Last week, it was that time of year again. A time when there are furious debates over whether August 24 really is Calcutta’s birthday or not. The Calcutta Municipal Corporation and the West Bengal government both marked the city’s 300th birth anniversary in the year 1990, acknowledging the date that had been widely accepted as the day on which Calcutta was ‘born’. However, a ruling by the high court, stating that August 24 cannot be deemed the city’s birthdate, effectively put a stop to the brouhaha over the city’s tercentenary.

The English tradesman and East India Company administrator, Job Charnock — who was widely considered the founder of the city of Calcutta, and who lies buried in the grounds of one of the city’s oldest churches — is believed to have landed at Nimtala Ghat on August 24, 1690, and been made the lessee of three villages by Sabarna Roy Chowdhury, who was the owner at that time. The three villages were Sutanuti, Kolikata and Gobindopur. However, in 2001, the Sabarna Roy Chowdhury Paribar Parishad filed a public interest litigation at the high court, asking for a probe into the date and presenting a copy of a 1698 deed which reportedly showed that the three villages had been leased out to Charles Eyre, Charnock’s son-in-law. An expert committee of historians — among whom were Barun De and Arun Dasgupta — was formed by the court to examine the problem. De had asked whether it was logically possible for a city, which has a landmass that naturally expands over time, to have a definite birthdate.
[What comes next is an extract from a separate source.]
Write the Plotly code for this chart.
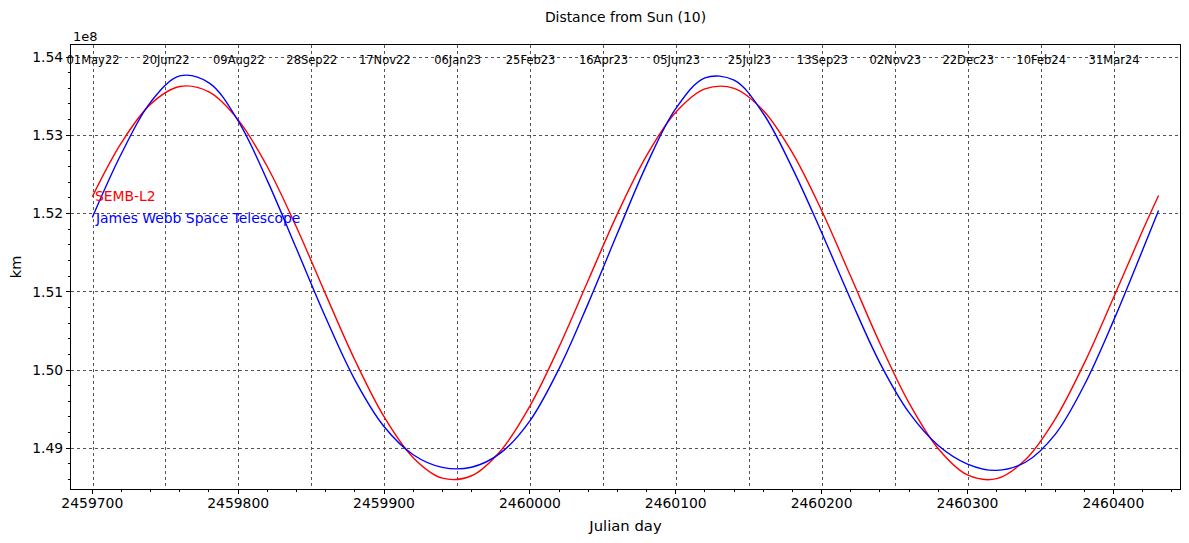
import plotly.graph_objects as go

# values (distance in units of 1e8 km), every 20 days
julian_day = [2459700, 2459720, 2459740, 2459760, 2459780, 2459800, 2459820, 2459840,
              2459860, 2459880, 2459900, 2459920, 2459940, 2459960, 2459980, 2460000,
              2460020, 2460040, 2460060, 2460080, 2460100, 2460120, 2460140, 2460160,
              2460180, 2460200, 2460220, 2460240, 2460260, 2460280, 2460300, 2460320,
              2460340, 2460360, 2460380, 2460400, 2460420, 2460431]
semb_dist = [1.52215, 1.52906, 1.53398, 1.53623, 1.53553, 1.53197, 1.52598, 1.51824,
             1.50967, 1.50128, 1.49404, 1.48880, 1.48618, 1.48649, 1.48969, 1.49540,
             1.50296, 1.51147, 1.51995, 1.52739, 1.53293, 1.53592, 1.53600, 1.53317,
             1.52775, 1.52039, 1.51194, 1.50340, 1.49577, 1.48994, 1.48659, 1.48612,
             1.48859, 1.49369, 1.50085, 1.50920, 1.51779, 1.52230]
jwst_dist = [1.51950, 1.52767, 1.53424, 1.53758, 1.53670, 1.53183, 1.52420, 1.51549,
             1.50671, 1.49875, 1.49278, 1.48918, 1.48756, 1.48758, 1.48941, 1.49351,
             1.50018, 1.50852, 1.51747, 1.52622, 1.53340, 1.53733, 1.53703, 1.53278,
             1.52577, 1.51758, 1.50899, 1.50089, 1.49455, 1.49036, 1.48799, 1.48718,
             1.48825, 1.49175, 1.49805, 1.50625, 1.51530, 1.52040]

y_ticks = [1.49, 1.50, 1.51, 1.52, 1.53, 1.54]
date_jd = [2459700.5, 2459750.5, 2459800.5, 2459850.5, 2459900.5, 2459950.5, 2460000.5,
           2460050.5, 2460100.5, 2460150.5, 2460200.5, 2460250.5, 2460300.5, 2460350.5,
           2460400.5]
date_labels = ['01May22', '20Jun22', '09Aug22', '28Sep22', '17Nov22', '06Jan23', '25Feb23',
               '16Apr23', '05Jun23', '25Jul23', '13Sep23', '02Nov23', '22Dec23', '10Feb24',
               '31Mar24']

FONT = 'DejaVu Sans'
FS = 13.9
xr = [2459685.4, 2460445.7]
yr = [1.484799, 1.541533]

fig = go.Figure()
fig.add_trace(go.Scatter(x=julian_day, y=semb_dist, mode='lines', name='SEMB-L2',
                         line=dict(color='red', width=1.4, shape='spline', smoothing=1)))
fig.add_trace(go.Scatter(x=julian_day, y=jwst_dist, mode='lines', name='James Webb Space Telescope',
                         line=dict(color='blue', width=1.4, shape='spline', smoothing=1)))
# invisible trace so the top (calendar date) axis gets drawn
fig.add_trace(go.Scatter(x=[xr[0]], y=[yr[0]], xaxis='x2', mode='markers',
                         marker=dict(opacity=0), showlegend=False, hoverinfo='skip'))

grid = dict(showgrid=True, gridcolor='#555', griddash='dot', gridwidth=0.7)

# the page body adds an 8px offset, so the figure is 8px smaller and margins shifted
fig.update_layout(
    width=1181, height=535,
    margin=dict(l=63, r=9, t=37, b=54),
    paper_bgcolor='white', plot_bgcolor='white',
    showlegend=False,
    font=dict(family=FONT, size=FS, color='black'),
    title=dict(text='Distance from Sun (10)', x=0.5, xref='paper', xanchor='center',
               y=1 - 9 / 535, yref='container', yanchor='middle', font=dict(size=FS),
               automargin=False),
    xaxis=dict(range=xr, showgrid=False, zeroline=False, automargin=False,
               showline=True, linecolor='black', linewidth=1, mirror=True,
               ticks='outside', ticklen=4, tickcolor='black', dtick=100, tick0=2459700,
               tickformat='d', tickfont=dict(size=FS), ticklabelstandoff=-3,
               minor=dict(dtick=20, ticks='outside', ticklen=2, tickcolor='black', showgrid=False),
               title=dict(text='Julian day', font=dict(size=14.8), standoff=10)),
    xaxis2=dict(range=xr, overlaying='x', side='top', showline=False, automargin=False,
                tickvals=date_jd, ticktext=date_labels, ticks='',
                ticklabelposition='inside', ticklabeloverflow='allow', ticklabelstandoff=8,
                tickfont=dict(size=11.5, color='black'), zeroline=False, **grid),
    yaxis=dict(range=yr, zeroline=False, automargin=False,
               showline=True, linecolor='black', linewidth=1, mirror=True,
               ticks='outside', ticklen=4, tickcolor='black',
               tickvals=y_ticks, ticktext=[f'{v:.2f}' for v in y_ticks],
               tickfont=dict(size=FS),
               minor=dict(dtick=0.002, tick0=1.49, ticks='outside', ticklen=2,
                          tickcolor='black', showgrid=False),
               title=dict(text='km', font=dict(size=14.5), standoff=9), **grid),
)

fig.add_annotation(text='1e8', xref='paper', yref='paper', x=0, y=1, xanchor='left',
                   yanchor='bottom', showarrow=False, font=dict(size=13), yshift=-1)
fig.add_annotation(text='SEMB-L2', xref='paper', yref='y', x=0.0198, y=1.52224,
                   xanchor='left', yanchor='middle', showarrow=False,
                   font=dict(size=FS, color='red'))
fig.add_annotation(text='James Webb Space Telescope', xref='paper', yref='y', x=0.0198,
                   y=1.51943, xanchor='left', yanchor='middle', showarrow=False,
                   font=dict(size=FS, color='blue'))

fig.write_html("out.html")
After the high court ruling, agencies that are backed by the state stopped marking August 24 as the city’s birthday. However, several private organizations continued the practice, even though the date remains contested to this day. But what if we could cut our poor, beleaguered city, already groaning under the weight of paribartan, some slack and allow it the luxury of a birthday, just as we allow ourselves one every year? It doesn’t matter when it is celebrated. A birthday is always welcome.

If birthday enthusiasts had had their way, then last week would have marked the city’s 323rd birthday. And if the city had its way, one wonders how many things it would have liked to change about itself. Trying to list everything about the city that one would like to alter would boggle the mind. If the city had a day, what would it choose to change? And indeed, where would it start? For example, could it aspire to a day where the traffic on its roads moved like clockwork and ordinary people managed to reach their destinations without much trouble, owing to the fact that taxi drivers and autowallahs chose to not refuse passengers at whim? Could Calcutta, just for a day, offer its women the freedom to travel the length and breadth of their city, alone, if they so pleased, without the slightest fear of harassment or violence? Or could it give its people cause to celebrate just because they saw that Esplanade and Chowringhee were not paralysed by some rally?
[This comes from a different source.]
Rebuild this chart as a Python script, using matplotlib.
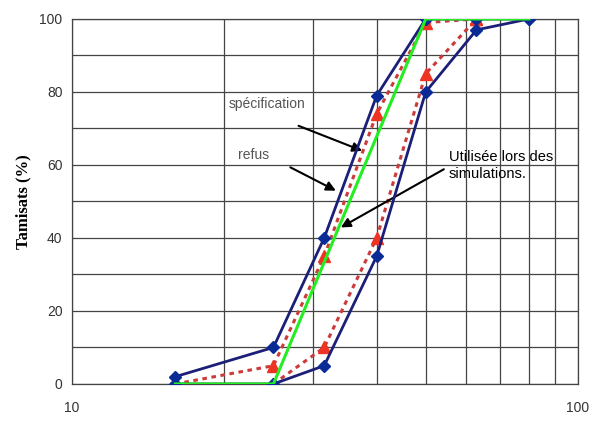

But that would be up to Calcutta entirely. I, for one, am sure of what I would say if the city asked me for one suggestion. If I had to advise my beloved, sad city to do something fun on its birthday, I’d tell it to use its numerous potholes and road craters, otherwise such a hazard to human life, to its advantage. Imbued with the birthday spirit, it could inexplicably widen these perilous ruts — it’s a birthday wish, let us dispense with logic for a while — to mysteriously swallow up every person blithely peeing or spitting in public. (This is because there are few things I hate more than the sight of people doing either of these in public, and the city is hypothetically asking me for a suggestion anyway.)
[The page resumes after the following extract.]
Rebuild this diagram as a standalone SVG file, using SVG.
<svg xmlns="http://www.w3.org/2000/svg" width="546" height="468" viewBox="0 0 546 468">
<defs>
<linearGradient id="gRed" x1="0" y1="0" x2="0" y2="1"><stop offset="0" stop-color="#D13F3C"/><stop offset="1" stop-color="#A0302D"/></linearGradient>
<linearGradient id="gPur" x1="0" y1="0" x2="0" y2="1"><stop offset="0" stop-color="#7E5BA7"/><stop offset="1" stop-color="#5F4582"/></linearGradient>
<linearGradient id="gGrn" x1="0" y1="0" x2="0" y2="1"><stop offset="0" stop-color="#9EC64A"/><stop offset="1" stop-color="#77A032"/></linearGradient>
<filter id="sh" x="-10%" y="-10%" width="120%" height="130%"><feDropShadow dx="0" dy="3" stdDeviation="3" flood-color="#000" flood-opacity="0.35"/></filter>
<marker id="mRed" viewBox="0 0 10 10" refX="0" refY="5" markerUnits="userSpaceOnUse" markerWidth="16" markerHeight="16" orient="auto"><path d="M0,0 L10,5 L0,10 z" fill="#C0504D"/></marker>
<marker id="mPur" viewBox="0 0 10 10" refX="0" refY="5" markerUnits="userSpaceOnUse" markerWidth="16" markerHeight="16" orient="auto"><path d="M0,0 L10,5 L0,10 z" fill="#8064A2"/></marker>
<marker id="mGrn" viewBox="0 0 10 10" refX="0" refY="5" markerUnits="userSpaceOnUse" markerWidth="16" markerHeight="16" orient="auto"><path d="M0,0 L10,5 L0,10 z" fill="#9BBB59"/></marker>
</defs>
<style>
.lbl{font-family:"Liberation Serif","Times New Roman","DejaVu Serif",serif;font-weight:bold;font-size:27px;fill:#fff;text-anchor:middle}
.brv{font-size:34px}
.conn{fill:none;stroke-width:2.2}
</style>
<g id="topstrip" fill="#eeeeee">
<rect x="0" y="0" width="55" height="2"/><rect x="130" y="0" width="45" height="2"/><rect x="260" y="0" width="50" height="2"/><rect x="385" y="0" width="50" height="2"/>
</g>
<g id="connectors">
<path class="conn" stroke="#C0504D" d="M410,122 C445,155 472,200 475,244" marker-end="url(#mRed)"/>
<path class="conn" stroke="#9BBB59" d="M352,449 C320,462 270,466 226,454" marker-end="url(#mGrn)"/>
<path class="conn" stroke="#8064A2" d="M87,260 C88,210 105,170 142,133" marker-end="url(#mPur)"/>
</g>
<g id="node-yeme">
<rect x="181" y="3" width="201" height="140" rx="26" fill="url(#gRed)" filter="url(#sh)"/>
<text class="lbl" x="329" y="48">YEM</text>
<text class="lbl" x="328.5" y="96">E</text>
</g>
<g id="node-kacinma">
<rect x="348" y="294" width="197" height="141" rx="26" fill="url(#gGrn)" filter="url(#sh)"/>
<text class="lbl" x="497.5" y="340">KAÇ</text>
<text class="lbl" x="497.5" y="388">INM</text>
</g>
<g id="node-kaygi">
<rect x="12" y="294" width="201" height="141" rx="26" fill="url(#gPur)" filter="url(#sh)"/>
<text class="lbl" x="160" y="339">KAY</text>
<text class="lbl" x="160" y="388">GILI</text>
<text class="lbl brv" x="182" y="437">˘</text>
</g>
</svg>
There are many ways in which the residents of Calcutta might wish to celebrate their city’s birthday. I would be absolutely delighted with a day when I step out of my house and do not see that man who does his business against the wall of the neighbouring building everyday, and in my heart of hearts know that the ugly, stone chip-filled crater just a foot away from the spot might have had something to do with his disappearance. What a birthday it would be!